I shall go and do some observing - head down = high winds or empty. Head up = brakes on or full load. Intriguing and thanks.
POPZ

----------


## Jon

If there is a really good nectar flow on you can smell it, especially in the evening when the bees are evaporating off the water content. If you get a warm evening in October you can smell the ivy nectar before you even get up to the hive. Pungent stuff.

----------


## Trog

Just wait for the blackcurrant to flower (soon); you'll know if they're bringing that nectar in if you wander near the hive on a calm evening.  As for clover on a warm midsummer's evening ... I can't stay away from the hives then as the scent is heavenly.

----------


## beeanne

I have wondered about the same thing before, and my husband asked me this yesterday - I hope he was impressed by my being able to tell him (thanks Gavin!!!).

----------


## Neils

> Neil, how could you possibly make a 'tit' of yourself and anyway I am obviously doing the same by asking questions that either everyone except I knows the answer to, or no one has a clue except for our administrator.
> 
> I shall go and do some observing - head down = high winds or empty. Head up = brakes on or full load. Intriguing and thanks.
> POPZ


Just because it's one of those "Someone said...." situations and it's not unheard of for me to take things at face value that maybe I shouldn't  :Wink:

----------


## linchpin

Interesting !

Willow has been giveing both pollen and nectar for 7 days now,  check out your nearest willows,  you see the bees with stretched abdomins and pollen too.

L.


Ps. all the other insects visiting it is a sign there getting something,and yes Jon you can smell it from the ones storeing it.

----------


## gavin

Up and posting before 6am LP?!  I see that we have all types on the forum!

Do you ever get willow honey?  I'm helping set up an association apiary and if anywhere could yield a few frames of willow honey, that site could.

Haven't had a chance yet to look out for Nellie's bee attitude nectar indicator, but I will.

----------


## Stromnessbees

Another way to check if they are taking in a decent amount of nectar is at their watering hole. While they are still using up stores they need water to dilute them. Once the nectar comes in you won't see them gathering water any more. 
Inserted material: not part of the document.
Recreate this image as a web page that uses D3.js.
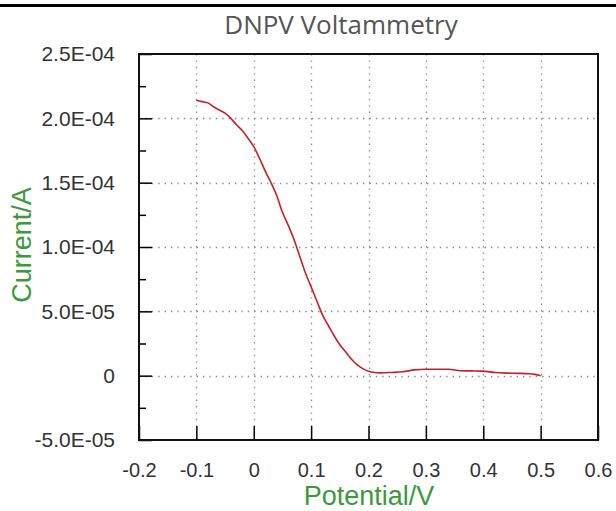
<!DOCTYPE html>
<html>
<head>
<meta charset="utf-8">
<script src="https://cdn.jsdelivr.net/npm/d3@7"></script>
<style>
  html, body { margin: 0; padding: 0; background: #fff; }
  svg { display: block; }
</style>
</head>
<body>
<svg id="chart" width="616" height="511"></svg>
<script>
// DNPV voltammogram: current vs applied potential
const potential = [
  -0.100, -0.090, -0.080, -0.070, -0.060, -0.050, -0.040, -0.030, -0.020, -0.010,
   0.000,  0.010,  0.020,  0.030,  0.040,  0.050,  0.060,  0.070,  0.080,  0.090,
   0.100,  0.110,  0.120,  0.130,  0.140,  0.150,  0.160,  0.170,  0.180,  0.190,
   0.200,  0.210,  0.220,  0.240,  0.260,  0.280,  0.300,  0.320,  0.340,  0.360,
   0.380,  0.400,  0.420,  0.440,  0.460,  0.480,  0.490,  0.500
];
const current = [
  2.140e-4, 2.130e-4, 2.120e-4, 2.090e-4, 2.065e-4, 2.040e-4, 2.000e-4, 1.950e-4, 1.905e-4, 1.845e-4,
  1.780e-4, 1.690e-4, 1.590e-4, 1.500e-4, 1.400e-4, 1.270e-4, 1.170e-4, 1.060e-4, 0.930e-4, 0.800e-4,
  0.690e-4, 0.580e-4, 0.470e-4, 0.390e-4, 0.310e-4, 0.240e-4, 0.185e-4, 0.130e-4, 0.085e-4, 0.055e-4,
  0.035e-4, 0.025e-4, 0.022e-4, 0.025e-4, 0.030e-4, 0.045e-4, 0.050e-4, 0.050e-4, 0.050e-4, 0.038e-4,
  0.037e-4, 0.035e-4, 0.025e-4, 0.020e-4, 0.018e-4, 0.015e-4, 0.010e-4, 0.000e-4
];

const xTicks = [-0.2, -0.1, 0, 0.1, 0.2, 0.3, 0.4, 0.5, 0.6];
const xTickLabels = ["-0.2", "-0.1", "0", "0.1", "0.2", "0.3", "0.4", "0.5", "0.6"];
const yTicks = [-5e-5, 0, 5e-5, 1e-4, 1.5e-4, 2e-4, 2.5e-4];
const yTickLabels = ["-5.0E-05", "0", "5.0E-05", "1.0E-04", "1.5E-04", "2.0E-04", "2.5E-04"];
const yMinorTicks = [-2.5e-5, 2.5e-5, 7.5e-5, 1.25e-4, 1.75e-4, 2.25e-4];

const titleText = "DNPV Voltammetry";
const xTitle = "Potential/V";
const yTitle = "Current/A";

const svg = d3.select("#chart");
const plotLeft = 139, plotRight = 598, plotTop = 54, plotBottom = 440;

const x = d3.scaleLinear().domain([-0.2, 0.6]).range([plotLeft, plotRight]);
const y = d3.scaleLinear().domain([-5e-5, 2.5e-4]).range([plotBottom, plotTop]);

// rule across the top of the figure
svg.append("line")
  .attr("x1", 0).attr("x2", 616).attr("y1", 5.5).attr("y2", 5.5)
  .attr("stroke", "#000").attr("stroke-width", 3);

// title
svg.append("text")
  .attr("x", 341).attr("y", 34)
  .attr("text-anchor", "middle")
  .attr("font-family", "'Open Sans', sans-serif")
  .attr("font-size", 26)
  .attr("fill", "#555")
  .text(titleText);

// dotted grid
const grid = svg.append("g")
  .attr("stroke", "#8a8a8a").attr("stroke-width", 1.3)
  .attr("stroke-dasharray", "1.4,5");
grid.selectAll("line.v")
  .data(xTicks.slice(1, -1)).join("line").attr("class", "v")
  .attr("x1", d => Math.round(x(d)) + 0.5).attr("x2", d => Math.round(x(d)) + 0.5)
  .attr("y1", plotTop).attr("y2", plotBottom);
grid.selectAll("line.h")
  .data(yTicks.slice(1, -1)).join("line").attr("class", "h")
  .attr("x1", plotLeft).attr("x2", plotRight)
  .attr("y1", d => Math.round(y(d)) + 0.5).attr("y2", d => Math.round(y(d)) + 0.5);

// y axis: inward ticks, labels on the left
const yAxis = d3.axisLeft(y)
  .tickValues(yTicks)
  .tickFormat((d, i) => yTickLabels[i])
  .tickSizeInner(-13).tickSizeOuter(0).tickPadding(24);
const yG = svg.append("g").attr("transform", `translate(${plotLeft},0)`).call(yAxis);
yG.select(".domain").remove();
yG.selectAll("line").attr("stroke", "#000").attr("stroke-width", 1.5);
yG.selectAll("text")
  .attr("font-family", "'Liberation Sans', Arial, sans-serif")
  .attr("font-size", 21).attr("fill", "#333");

const yMinor = d3.axisLeft(y).tickValues(yMinorTicks).tickFormat("")
  .tickSizeInner(-7).tickSizeOuter(0);
const yMG = svg.append("g").attr("transform", `translate(${plotLeft},0)`).call(yMinor);
yMG.select(".domain").remove();
yMG.selectAll("line").attr("stroke", "#000").attr("stroke-width", 1.5);

// x axis: inward ticks, labels below
const xAxis = d3.axisBottom(x)
  .tickValues(xTicks)
  .tickFormat((d, i) => xTickLabels[i])
  .tickSizeInner(-14).tickSizeOuter(0).tickPadding(23);
const xG = svg.append("g").attr("transform", `translate(0,${plotBottom})`).call(xAxis);
xG.select(".domain").remove();
xG.selectAll("line").attr("stroke", "#000").attr("stroke-width", 1.5);
xG.selectAll("text")
  .attr("font-family", "'Liberation Sans', Arial, sans-serif")
  .attr("font-size", 20).attr("fill", "#333");

// plot frame
svg.append("rect")
  .attr("x", plotLeft).attr("y", plotTop)
  .attr("width", plotRight - plotLeft).attr("height", plotBottom - plotTop)
  .attr("fill", "none").attr("stroke", "#111").attr("stroke-width", 2);

// data trace
const pts = potential.map((p, i) => [p, current[i]]);
svg.append("path")
  .datum(pts)
  .attr("fill", "none")
  .attr("stroke", "#c8202a")
  .attr("stroke-width", 1.6)
  .attr("stroke-linejoin", "round")
  .attr("d", d3.line().x(d => x(d[0])).y(d => y(d[1])).curve(d3.curveMonotoneX));

// axis titles
svg.append("text")
  .attr("x", 369).attr("y", 505)
  .attr("text-anchor", "middle")
  .attr("font-family", "'Liberation Sans', Arial, sans-serif")
  .attr("font-size", 27).attr("fill", "#3c9a3c")
  .text(xTitle);

svg.append("text")
  .attr("transform", "translate(31,245) rotate(-90)")
  .attr("text-anchor", "middle")
  .attr("font-family", "'Liberation Sans', Arial, sans-serif")
  .attr("font-size", 27).attr("fill", "#3c9a3c")
  .text(yTitle);
</script>
</body>
</html>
If it's a very good flow lots of bees will be fanning at the entrance in the evening to replace the moist air within the hive. But I am not sure if it's as obvious with an Open Mesh Floor.

Doris

----------


## Stromnessbees

Finally we have had a day of decent weather even here in Orkney, and the bees had a chance to gather lots of pollen and nectar. The dandelion is in full bloom, and if you pick one of the twiglets of flowers from a Flowering Currant bush and flick it against the back of your hand, you can taste for yourself the sweet droplets of nectar that the bees are colllecting so eagerly.  :Stick Out Tongue: 

 :Smile:  Doris

----------